Пелажи говорит: «Надо поесть, чтобы завтра были силы, завтра трудный день».
Перед трупом того, кто так любил меня, для кого только то и было хорошим, настоящим, что делал и говорил я, – меня мучит совесть за те выговоры, за ту суровость, за всю ту умную и жестокую систему действий, которой я думал вывести его из апатии, вернуть ему силу воли… Ах, если б я знал! Я бы всё скрывал, таил от него, всё смягчал, я бы только старался сделать из окончания его жизни то, что сделала бы из нее фантазия самой глупой материнской любви.
Вспоминаю грустные слова, часто составлявшие весь наш разговор.
– Что с тобой?
– Упадок духа…
– Отчего?
– Не знаю.
О, нет, он знал, он отлично знал. За два дня до последнего припадка он сказал своей любовнице, приходившей навестить его (я в то время ходил вниз за водой для него) – он сказал ей и не велел говорить мне: «Милая моя Мария, я очень плох, от этой болезни не выздоравливают, и смерть моя очень недалеко».
В двенадцать часов я увидал в дверях столовой шляпы четырех людей в черном. Мы пошли наверх, в маленькую комнату… Они сняли одеяло, накинули на него простыню и в одну секунду сделали из его худого тела длинный сверток. «Тише, – говорил я, – тише! Я знаю, что он умер, но все равно, тише».
Потом его уложили в гроб, устланный каким-то душистым порошком. Один из этих людей сказал:
– Если больно смотреть, то лучше вам выйти.
Я остался!
Другой прибавил:
– Может быть, вы пожелаете положить ему в гроб что-нибудь на память, так это лучше сделать прямо теперь.
Я сказал садовнику:
– Подите, срежьте в саду все розы, пусть он хоть это возьмет с собой из дома, который одно время так любил.
Набросали роз во все впадины кругом тела; одну белую розу я положил на простыню, немного приподнятую у губ. Потом завинтили крышку.
Кончено. Я сошел вниз.
Вместе с дружески нежной статьей Банвиля я получил из Англии письмо, помеченное днем смерти Жюля.
В этом письме один тамошний издатель просил разрешить ему перевод «Марии-Антуанетты». Это порадовало бы его…

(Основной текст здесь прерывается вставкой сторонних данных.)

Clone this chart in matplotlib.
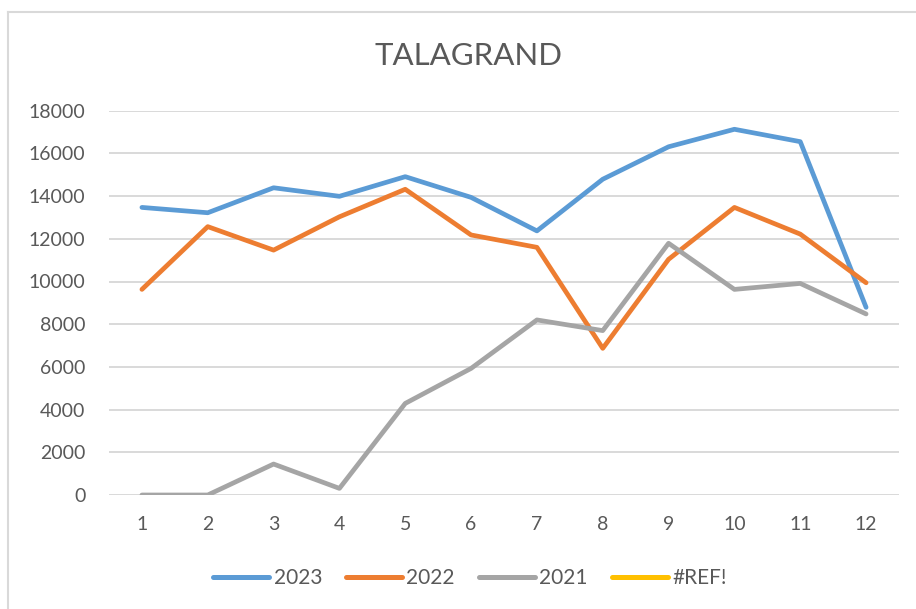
import matplotlib.pyplot as plt
from matplotlib.lines import Line2D

plt.rcParams['font.family'] = ['Lato', 'DejaVu Sans']

months = [1, 2, 3, 4, 5, 6, 7, 8, 9, 10, 11, 12]
y2023 = [13470, 13220, 14390, 13990, 14910, 13940, 12370, 14790, 16310, 17130, 16550, 8790]
y2022 = [9630, 12570, 11470, 13030, 14320, 12180, 11600, 6870, 11040, 13470, 12220, 9940]
y2021 = [0, 0, 1450, 310, 4290, 5930, 8200, 7700, 11790, 9630, 9910, 8480]
yref = []  # empty series, only in legend

series = [("2023", y2023, "#5B9BD5"),
          ("2022", y2022, "#ED7D31"),
          ("2021", y2021, "#A5A5A5"),
          ("#REF!", yref, "#FFC000")]

text_col = "#595959"
grid_col = "#D9D9D9"

fig = plt.figure(figsize=(9.16, 6.09), dpi=100)
ax = fig.add_axes([109/916, 1 - 495/609, (899 - 109)/916, (495 - 110.7)/609])

for name, vals, col in series:
    ax.plot(months[:len(vals)], vals, color=col, lw=3.4, label=name,
            solid_capstyle='round', solid_joinstyle='round')

ax.set_xlim(0.5, 12.5)
ax.set_ylim(0, 18000)
ax.set_xticks(months)
ax.set_yticks(range(0, 18001, 2000))
ax.yaxis.grid(True, color=grid_col, lw=1.4)
ax.set_axisbelow(True)
for s in ax.spines.values():
    s.set_visible(False)
ax.tick_params(length=0, labelsize=14, labelcolor=text_col)
ax.tick_params(axis='y', pad=17)
ax.tick_params(axis='x', pad=15)

fig.text(0.511, 1 - 56/609, "TALAGRAND", ha='center', va='center',
         fontsize=22.5, color=text_col)

handles = [Line2D([], [], color=c, lw=3.6, solid_capstyle='round') for _, _, c in series]
fig.legend(handles, [n for n, _, _ in series], loc='center',
           bbox_to_anchor=(0.513, 1 - 578/609), ncol=4, frameon=False,
           fontsize=15, labelcolor=text_col, handlelength=2.7,
           handletextpad=0.2, columnspacing=1.15)

# chart-area border (top and left edges visible)
fig.add_artist(Line2D([8/916, 1], [1 - 12/609] * 2, color=grid_col, lw=1.5))
fig.add_artist(Line2D([8/916] * 2, [0, 1 - 12/609], color=grid_col, lw=1.5))

fig.savefig("out.png", dpi=100, facecolor='white')
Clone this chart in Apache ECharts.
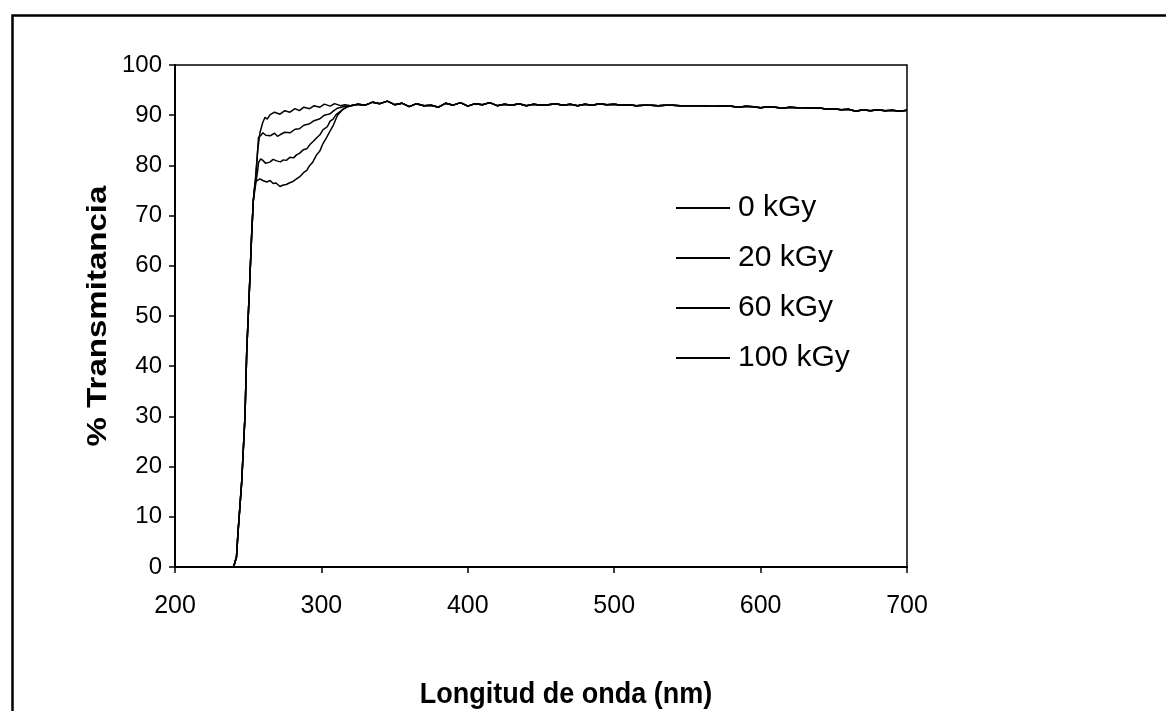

В комнате беспорядок, как перед отъездом. Одну секунду, нет, четверть секунды, одно мгновение, когда рассудок не поспевает за вами, мне думается – а гроб стоит тут же, – что Жюль пошел за экипажем, чтобы нам ехать, как всякий год, в Бар-сюр-Сен.
Глаза мои блуждают в небольшой комнатке по всем знакомым, привычным вещам, с которыми он прощался на ночь и здоровался, просыпаясь. Вот полог его кровати, сделанный из портьер нашей гостиной на улице Cен-Жорж: на их розовом фоне я когда-то, очень давно, написал акварелью портрет моего дорогого мальчика. Смотрю на большой рисунок кисти Ван Лоо, женский портрет, который он купил со мной вместе, в тот последний раз, когда мы были на аукционе. Смотрю на большой стол, как в студии художников, за которым мы так долго работали вместе; он еще запачкан чернилами нашей книги о Гаварни.
Долго допрашивая себя, я убеждаюсь наконец, что он умер от труда над формой, от заботы о слоге и стиле. Я вспоминаю теперь, как после целых часов, проведенных за переделкою, за исправлением какого-нибудь отрывка, после многочисленных усилий, потраченных на совершенство слова, в старании взять от французского языка все, что он может дать, и даже более того… после такой упорной, настойчивой борьбы, во время которой иногда случались и досада, и гнев бессилья, – я вспоминаю сегодня, как он опускался на диван в каком-то странном, бесконечном изнеможении, а потом молчаливо и долго курил…
Надо думать о мелочах текущей жизни, надо отправлять письма.
Гроб спускают по ступеням лестницы, где я столько раз, незаметно для него, поддерживал сзади равновесие его шаткой походки.
Среди людей, ожидающих нас в саду, я не узнаю одного старика. Велю спросить, кто это. Мне отвечают, что это Раво. Раво – это целый мир воспоминаний. Раво – старый кучер моих пожилых кузин де Вильдёй, славный человек. Лет тридцать тому назад – потом я его уже не встречал – он доставлял большую радость моему Жюлю, когда сажал его рядом с собою на козлы и давал вожжи в его маленькие ручки.
Несмотря на всё то, что видят мои глаза, несмотря на все то, что открывается моим чувствам из ужасной истины, – представление о вечной разлуке не укладывается у меня в мозгу. Беспощадное «никогда» никак не может стать частью моей мысли. Всё, что делается вокруг меня, представляется мне как-то смутно, как при наступлении обморока, и в ушах у меня по временам шумит, как от сильной воды, протекающей неподалеку.